No idea, I do think that the term makes sense but I think it's dumb that it only tends to be applied to female characters showing skin or having large breasts.
The gore in MK11 is fanservice too, and so is games that rely heavily on appealing to people who are into mechs.
Big explosions and just overall '' fuck yeah, look at how badass I am '' scenes in movies and games are also fanservice.
If you add historical medieval armor to a game to please and pander to an audience who are into that then that's also fanservice.
The definition of it is '' material in a work of fiction or in a fictional series which is intentionally added to please the audience ''.
Fanservice that appeals to violence is by far overwhelmingly more common than sexual fanservice but people really tend to obsess a lot about sex and notice it more.

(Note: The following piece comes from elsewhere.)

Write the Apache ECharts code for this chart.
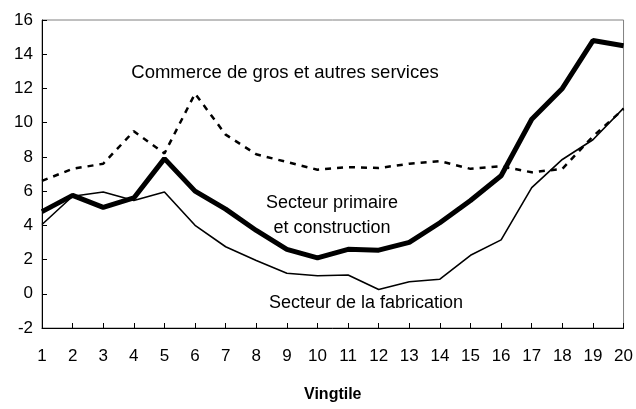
<!DOCTYPE html>
<html>
<head>
<meta charset="utf-8">
<style>
  html, body { margin: 0; padding: 0; background: #fff; }
  #chart { width: 636px; height: 409px; }
</style>
<script src="https://cdn.jsdelivr.net/npm/echarts@6/dist/echarts.min.js"></script>
</head>
<body>
<div id="chart"></div>
<script>
// vingtiles 1..20
var vingtiles = ['1', '2', '3', '4', '5', '6', '7', '8', '9', '10',
  '11', '12', '13', '14', '15', '16', '17', '18', '19', '20']

// Commerce de gros et autres services (pointillé)
var commerce = [6.6, 7.3, 7.6, 9.5, 8.2, 11.7, 9.3, 8.15, 7.7, 7.25,
  7.4, 7.35, 7.6, 7.75, 7.3, 7.45, 7.1, 7.3, 9.2, 10.8]

// Secteur primaire et construction (trait épais)
var primaire = [4.8, 5.75, 5.05, 5.6, 7.9, 6.0, 4.95, 3.7, 2.6, 2.1,
  2.6, 2.55, 3.0, 4.15, 5.45, 6.9, 10.2, 12.0, 14.8, 14.5]

// Secteur de la fabrication (trait fin)
var fabrication = [4.05, 5.7, 5.95, 5.45, 5.95, 4.0, 2.75, 1.95, 1.2, 1.05,
  1.1, 0.25, 0.7, 0.85, 2.25, 3.15, 6.2, 7.85, 9.0, 10.85]

var yMin = -2
var yMax = 16
var yStep = 2

var font = 'Liberation Sans, Arial, sans-serif'

var chart = echarts.init(document.getElementById('chart'))
chart.setOption({
  animation: false,
  grid: {
    left: 42,
    right: 11,
    top: 20,
    bottom: 81,
    show: true,
    borderColor: '#808080',
    borderWidth: 1
  },
  xAxis: {
    type: 'category',
    boundaryGap: false,
    data: vingtiles,
    name: 'Vingtile',
    nameLocation: 'middle',
    nameGap: 59,
    nameTextStyle: {
      color: '#000',
      fontFamily: font,
      fontSize: 16,
      fontWeight: 'bold'
    },
    axisLine: { onZero: false, lineStyle: { color: '#000', width: 1 } },
    axisTick: { inside: true, length: 5, lineStyle: { color: '#000' } },
    axisLabel: {
      color: '#000',
      fontFamily: font,
      fontSize: 17,
      margin: 20
    },
    splitLine: { show: false }
  },
  yAxis: {
    type: 'value',
    min: yMin,
    max: yMax,
    interval: yStep,
    axisLine: { show: true, lineStyle: { color: '#000', width: 1 } },
    axisTick: { show: true, inside: true, length: 5, lineStyle: { color: '#000' } },
    axisLabel: {
      color: '#000',
      fontFamily: font,
      fontSize: 17,
      margin: 9
    },
    splitLine: { show: false }
  },
  series: [
    {
      name: 'Commerce de gros et autres services',
      type: 'line',
      data: commerce,
      showSymbol: false,
      lineStyle: { color: '#000', width: 2.5, type: [6, 6] }
    },
    {
      name: 'Secteur de la fabrication',
      type: 'line',
      data: fabrication,
      showSymbol: false,
      lineStyle: { color: '#000', width: 1.6 }
    },
    {
      name: 'Secteur primaire et construction',
      type: 'line',
      data: primaire,
      showSymbol: false,
      lineStyle: { color: '#000', width: 5 }
    }
  ],
  graphic: [
    {
      type: 'text',
      x: 285,
      y: 73,
      style: {
        text: 'Commerce de gros et autres services',
        fill: '#000',
        font: '18.5px ' + font,
        textAlign: 'center',
        textVerticalAlign: 'middle'
      }
    },
    {
      type: 'text',
      x: 332,
      y: 216,
      style: {
        text: 'Secteur primaire\net construction',
        fill: '#000',
        font: '18px ' + font,
        lineHeight: 25,
        textAlign: 'center',
        textVerticalAlign: 'middle'
      }
    },
    {
      type: 'text',
      x: 366,
      y: 303,
      style: {
        text: 'Secteur de la fabrication',
        fill: '#000',
        font: '18px ' + font,
        textAlign: 'center',
        textVerticalAlign: 'middle'
      }
    }
  ]
})
</script>
</body>
</html>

I think that it can be negative in some cases for example in Game of Thrones later seasons there were a lot of '' yaas qwueen slay '' fanservice moments that I thought were really obnoxious, like female characters talking shit about men and then the camera awkwardly making sure to get a close-up on all of the women in the room smirking and nodding to each other.

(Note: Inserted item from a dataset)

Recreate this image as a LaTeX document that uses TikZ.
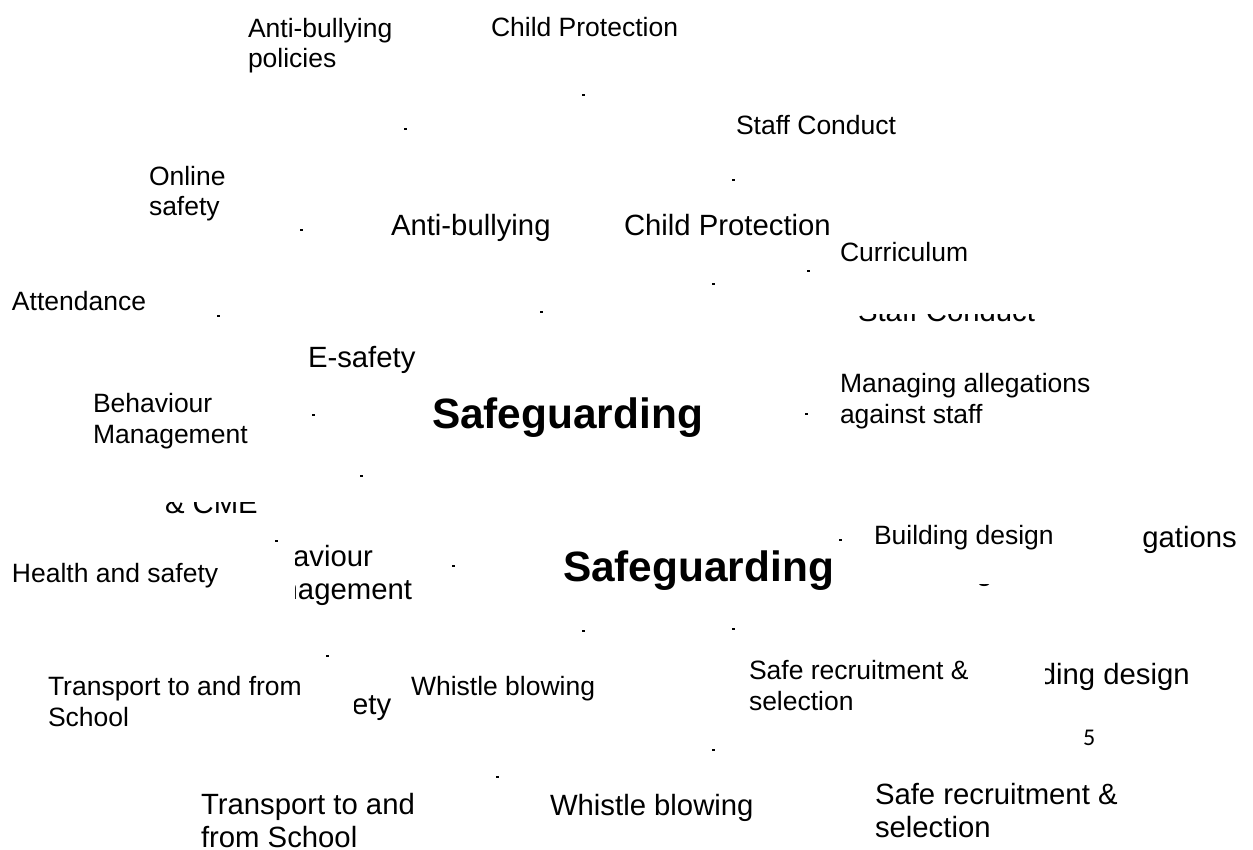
\documentclass[tikz,border=0pt]{standalone}
\usepackage{fontspec}
\setmainfont{Liberation Sans}
\newfontfamily\fivefont{Carlito}
\tikzset{
  lbl/.style={anchor=base west, inner sep=0pt, outer sep=0pt, align=left},
  sm/.style={lbl, font=\fontsize{26.5}{30.5}\selectfont},
  lg/.style={lbl, font=\fontsize{29.3}{33}\selectfont},
  bd/.style={lbl, font=\fontsize{42.4}{48}\selectfont\bfseries},
  fv/.style={lbl, font=\fontsize{24}{28}\selectfont\fivefont},
  dotmark/.style={fill=black, draw=none}
}
\begin{document}
\begin{tikzpicture}[x=1pt,y=-1pt]
\useasboundingbox (0,0) rectangle (1253,850);
\clip (0,0) rectangle (1253,850);
% (multi-line labels are placed by the baseline of their last line)
\node[sm] (abp) at (248,68) {Anti-bullying\\policies};
\node[sm] (cp1) at (491,37) {Child Protection};
\node[sm] (sc1) at (736,135) {Staff Conduct};
\node[sm] (os1) at (149,216) {Online\\safety};
\node[lg] (ab2) at (391,236) {Anti-bullying};
\begin{scope}
\clip (600,190) rectangle (828,260);
\node[lg] (cp2) at (624,236) {Child Protection};
\end{scope}
\node[sm] (cur) at (840,262) {Curriculum};
\node[sm] (att) at (12,311) {Attendance};
\begin{scope}
\clip (840,315) rectangle (1060,340);
\node[lg] (sc2) at (858,322) {Staff Conduct};
\end{scope}
\node[lg] (es) at (308,367) {E-safety};
\node[sm] (mas1) at (840,423) {Managing allegations\\against staff};
\node[sm] (bm1) at (93,443) {Behaviour\\Management};
\node[bd] (sg1) at (432,428) {Safeguarding};
\begin{scope}
\clip (150,502) rectangle (280,525);
\node[lg] (cme) at (165,513) {\& CME};
\end{scope}
\node[sm] (hs) at (12,582) {Health and safety};
\begin{scope}
\clip (295,530) rectangle (440,620);
\node[lg] (bm2) at (241,599) {Behaviour\\Management};
\end{scope}
\node[bd] (sg2) at (563,581) {Safeguarding};
\node[sm] (bd1) at (874,544) {Building design};
\begin{scope}
\clip (1143,500) rectangle (1253,570);
\node[lg] (mas2) at (960,580) {Managing allegations\\against staff};
\end{scope}
\begin{scope}
\clip (960,584) rectangle (1140,600);
\node[lg] (mas2b) at (960,580) {Managing allegations\\against staff};
\end{scope}
\node[sm] (tr1) at (48,726) {Transport to and from\\School};
\begin{scope}
\clip (354,688) rectangle (405,730);
\node[lg] (os2) at (313,714) {Online\\safety};
\end{scope}
\node[sm] (wb1) at (411,695) {Whistle blowing};
\node[sm] (sr1) at (749,710) {Safe recruitment \&\\selection};
\begin{scope}
\clip (1045,640) rectangle (1253,700);
\node[lg] (bd2) at (991,684) {Building design};
\end{scope}
\node[fv] (five) at (1083,745) {5};
\node[lg] (tr2) at (201,847) {Transport to and\\from School};
\node[lg] (wb2) at (550,815) {Whistle blowing};
\node[lg] (sr2) at (875,837) {Safe recruitment \&\\selection};
% small dots
\foreach \px/\py in {583/95, 405/129, 733/180, 301/230, 808/271, 713/284,
  218/316, 541/312, 313/415, 806/414, 361/476, 276/541, 453/566, 840/540,
  583/631, 733/629, 327/656, 713/750, 497/777}
  \fill[dotmark] (\px-1.5,\py-1) rectangle (\px+1.5,\py+1);
\end{tikzpicture}
\end{document}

Or uh, the Mormont kid's entire character after the first scene she was in she just made no sense especially the other nobles putting up with her.
But usually I think it's a good thing.
If the default costume in the story in this game for example was a bikini I think it wouldn't fit and would be '' bad fanservice '', but since it's an optional added costume I see it as a positive.
Same with 2B's design in Nier Automata, her design appeals to a lot of different types of fanservice and fits the setting people love it for a lot of different reasons.
But if in the entire game the camera in every cutscene was just doing a slow-mo to catch her under the dress and drawing attention to it constantly then I'd find it to be negative fanservice where too much attention was intentionally drawn to it.
I actually find the gore in MK11 to be negative fanservice too, I think it comes across as really immature and I don't like how repetitive it is and how it takes control away to watch cutscenes constantly.
But that one is more subjective, in a more objective sense I'd say it's positive fanservice because that's the target audience.